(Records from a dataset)
=====
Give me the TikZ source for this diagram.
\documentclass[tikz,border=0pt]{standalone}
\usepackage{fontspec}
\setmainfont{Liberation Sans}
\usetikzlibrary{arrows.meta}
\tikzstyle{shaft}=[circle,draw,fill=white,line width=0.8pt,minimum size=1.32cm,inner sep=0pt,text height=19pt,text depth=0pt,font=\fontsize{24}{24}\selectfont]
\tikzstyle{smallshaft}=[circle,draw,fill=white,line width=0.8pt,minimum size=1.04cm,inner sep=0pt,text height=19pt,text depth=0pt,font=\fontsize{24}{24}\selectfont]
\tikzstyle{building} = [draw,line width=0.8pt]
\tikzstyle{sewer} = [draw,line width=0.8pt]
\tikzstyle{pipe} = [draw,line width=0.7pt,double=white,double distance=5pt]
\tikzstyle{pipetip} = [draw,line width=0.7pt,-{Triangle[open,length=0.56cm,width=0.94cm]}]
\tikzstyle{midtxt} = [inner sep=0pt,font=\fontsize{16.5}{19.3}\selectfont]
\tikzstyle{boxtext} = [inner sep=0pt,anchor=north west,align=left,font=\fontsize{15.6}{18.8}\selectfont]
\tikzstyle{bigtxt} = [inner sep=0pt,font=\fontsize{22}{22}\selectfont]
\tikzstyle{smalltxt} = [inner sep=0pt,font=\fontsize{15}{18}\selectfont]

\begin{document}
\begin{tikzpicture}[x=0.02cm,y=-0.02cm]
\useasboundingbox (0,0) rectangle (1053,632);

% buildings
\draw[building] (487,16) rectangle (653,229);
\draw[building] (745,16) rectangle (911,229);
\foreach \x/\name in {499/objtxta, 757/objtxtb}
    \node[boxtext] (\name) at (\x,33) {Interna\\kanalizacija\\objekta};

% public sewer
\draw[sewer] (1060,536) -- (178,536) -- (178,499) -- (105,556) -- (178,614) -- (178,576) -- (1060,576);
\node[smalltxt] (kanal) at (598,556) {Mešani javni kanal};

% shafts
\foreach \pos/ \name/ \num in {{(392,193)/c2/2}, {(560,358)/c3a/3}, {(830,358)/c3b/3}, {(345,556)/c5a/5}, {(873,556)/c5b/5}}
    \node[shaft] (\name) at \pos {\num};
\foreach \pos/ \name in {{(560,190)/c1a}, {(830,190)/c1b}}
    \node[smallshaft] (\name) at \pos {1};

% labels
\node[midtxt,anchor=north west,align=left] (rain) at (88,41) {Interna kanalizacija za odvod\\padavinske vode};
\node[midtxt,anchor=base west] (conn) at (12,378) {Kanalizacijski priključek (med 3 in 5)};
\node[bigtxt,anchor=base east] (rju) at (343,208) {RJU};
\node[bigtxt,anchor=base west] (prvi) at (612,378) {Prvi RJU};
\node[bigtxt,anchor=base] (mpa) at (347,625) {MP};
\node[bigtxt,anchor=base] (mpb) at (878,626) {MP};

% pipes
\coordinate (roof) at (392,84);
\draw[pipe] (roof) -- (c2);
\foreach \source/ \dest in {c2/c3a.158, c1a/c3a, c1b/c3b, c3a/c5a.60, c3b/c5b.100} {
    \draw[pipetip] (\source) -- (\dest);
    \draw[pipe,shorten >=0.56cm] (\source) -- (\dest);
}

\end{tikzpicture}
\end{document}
=====
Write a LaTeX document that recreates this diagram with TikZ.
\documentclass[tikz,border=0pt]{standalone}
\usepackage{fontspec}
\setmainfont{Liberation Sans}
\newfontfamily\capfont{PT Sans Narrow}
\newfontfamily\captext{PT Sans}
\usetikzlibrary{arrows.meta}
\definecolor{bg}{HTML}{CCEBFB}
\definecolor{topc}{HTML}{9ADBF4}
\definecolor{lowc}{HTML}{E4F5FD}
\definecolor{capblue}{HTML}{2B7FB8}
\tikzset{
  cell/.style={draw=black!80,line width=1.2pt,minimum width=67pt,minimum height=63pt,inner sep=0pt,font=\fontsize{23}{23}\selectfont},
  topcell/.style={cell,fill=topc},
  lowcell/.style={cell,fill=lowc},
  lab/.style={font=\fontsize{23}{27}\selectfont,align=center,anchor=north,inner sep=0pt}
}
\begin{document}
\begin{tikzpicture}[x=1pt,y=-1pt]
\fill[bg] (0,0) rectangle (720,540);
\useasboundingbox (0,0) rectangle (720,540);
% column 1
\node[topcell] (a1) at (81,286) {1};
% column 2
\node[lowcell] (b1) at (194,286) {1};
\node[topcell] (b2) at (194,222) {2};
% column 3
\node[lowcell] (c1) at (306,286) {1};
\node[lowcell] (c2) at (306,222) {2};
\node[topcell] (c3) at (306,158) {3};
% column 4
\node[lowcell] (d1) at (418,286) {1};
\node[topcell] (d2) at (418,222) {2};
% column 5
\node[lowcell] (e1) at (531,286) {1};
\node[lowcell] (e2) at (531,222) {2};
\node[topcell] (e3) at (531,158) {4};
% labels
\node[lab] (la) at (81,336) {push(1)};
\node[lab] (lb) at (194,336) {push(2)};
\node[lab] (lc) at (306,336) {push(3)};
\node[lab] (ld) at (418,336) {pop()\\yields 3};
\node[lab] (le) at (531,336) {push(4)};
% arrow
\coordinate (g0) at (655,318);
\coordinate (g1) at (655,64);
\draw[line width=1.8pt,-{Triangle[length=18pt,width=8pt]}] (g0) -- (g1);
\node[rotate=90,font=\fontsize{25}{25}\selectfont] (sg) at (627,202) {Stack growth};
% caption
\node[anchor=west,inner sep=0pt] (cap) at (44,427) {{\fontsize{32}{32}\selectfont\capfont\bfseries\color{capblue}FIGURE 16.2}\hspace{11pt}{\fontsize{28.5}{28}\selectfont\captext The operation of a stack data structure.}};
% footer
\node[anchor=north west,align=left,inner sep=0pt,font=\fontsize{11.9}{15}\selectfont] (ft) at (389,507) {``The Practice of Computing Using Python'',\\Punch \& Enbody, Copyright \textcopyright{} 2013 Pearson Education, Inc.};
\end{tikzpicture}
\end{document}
=====
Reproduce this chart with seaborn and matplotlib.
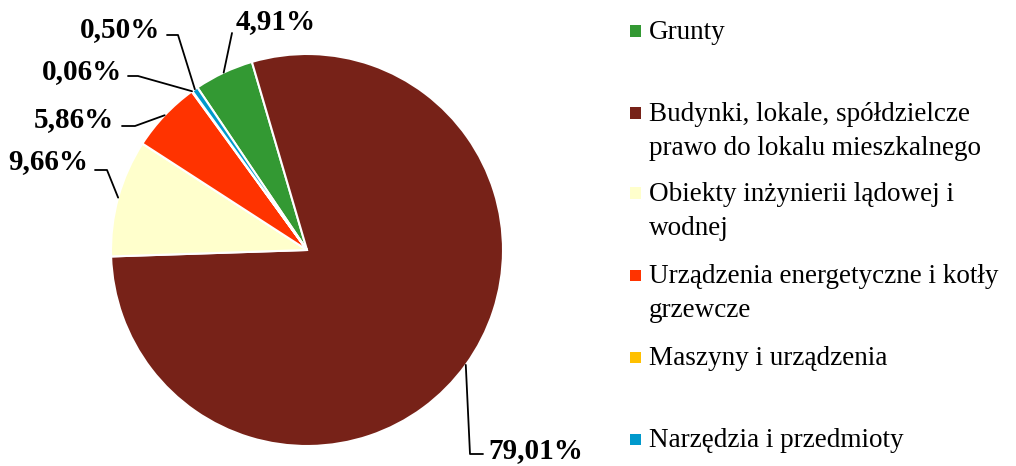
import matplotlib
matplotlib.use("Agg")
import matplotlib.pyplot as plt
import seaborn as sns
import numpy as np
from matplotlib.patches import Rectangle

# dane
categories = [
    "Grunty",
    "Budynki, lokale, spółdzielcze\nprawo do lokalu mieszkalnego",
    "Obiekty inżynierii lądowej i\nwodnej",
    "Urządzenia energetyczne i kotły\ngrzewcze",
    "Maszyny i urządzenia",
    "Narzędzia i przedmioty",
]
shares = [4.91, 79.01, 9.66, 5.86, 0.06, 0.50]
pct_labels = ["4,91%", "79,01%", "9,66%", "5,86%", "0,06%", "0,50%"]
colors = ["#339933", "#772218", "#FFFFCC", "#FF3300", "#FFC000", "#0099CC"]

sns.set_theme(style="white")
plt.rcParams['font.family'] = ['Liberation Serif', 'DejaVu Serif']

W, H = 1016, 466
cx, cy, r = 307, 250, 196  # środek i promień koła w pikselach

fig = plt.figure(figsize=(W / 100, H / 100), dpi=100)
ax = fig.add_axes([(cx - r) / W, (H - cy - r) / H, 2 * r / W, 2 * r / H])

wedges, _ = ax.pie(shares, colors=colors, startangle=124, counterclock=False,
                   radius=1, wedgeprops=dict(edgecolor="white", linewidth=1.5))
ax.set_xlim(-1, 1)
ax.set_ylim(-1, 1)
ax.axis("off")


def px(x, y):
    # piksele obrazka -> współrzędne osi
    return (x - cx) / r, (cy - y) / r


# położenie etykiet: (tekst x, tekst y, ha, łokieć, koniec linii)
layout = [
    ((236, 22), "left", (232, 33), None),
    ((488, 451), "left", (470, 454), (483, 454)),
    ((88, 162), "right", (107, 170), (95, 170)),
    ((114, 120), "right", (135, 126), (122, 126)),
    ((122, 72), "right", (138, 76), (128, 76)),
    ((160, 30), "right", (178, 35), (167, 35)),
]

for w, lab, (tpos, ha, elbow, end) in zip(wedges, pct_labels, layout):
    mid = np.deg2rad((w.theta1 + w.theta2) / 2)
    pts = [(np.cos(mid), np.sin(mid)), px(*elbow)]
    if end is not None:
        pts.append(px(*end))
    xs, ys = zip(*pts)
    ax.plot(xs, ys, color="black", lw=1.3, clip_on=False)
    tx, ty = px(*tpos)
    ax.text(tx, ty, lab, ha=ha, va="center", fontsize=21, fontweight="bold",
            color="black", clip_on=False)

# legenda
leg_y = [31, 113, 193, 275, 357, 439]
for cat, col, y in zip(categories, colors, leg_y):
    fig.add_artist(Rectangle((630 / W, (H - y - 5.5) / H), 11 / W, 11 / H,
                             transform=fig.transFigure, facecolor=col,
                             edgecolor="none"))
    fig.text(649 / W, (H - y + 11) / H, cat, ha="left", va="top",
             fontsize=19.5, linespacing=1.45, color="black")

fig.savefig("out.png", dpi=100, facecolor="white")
=====
### Work to be completed:
Write out word for word the lines above that run from the one with "Reproduce this chart" to the one with "from matplotlib.patches import Rectangle". Include both end lines; exclude the images.

### Task solution:
Reproduce this chart with seaborn and matplotlib.
import matplotlib
matplotlib.use("Agg")
import matplotlib.pyplot as plt
import seaborn as sns
import numpy as np
from matplotlib.patches import Rectangle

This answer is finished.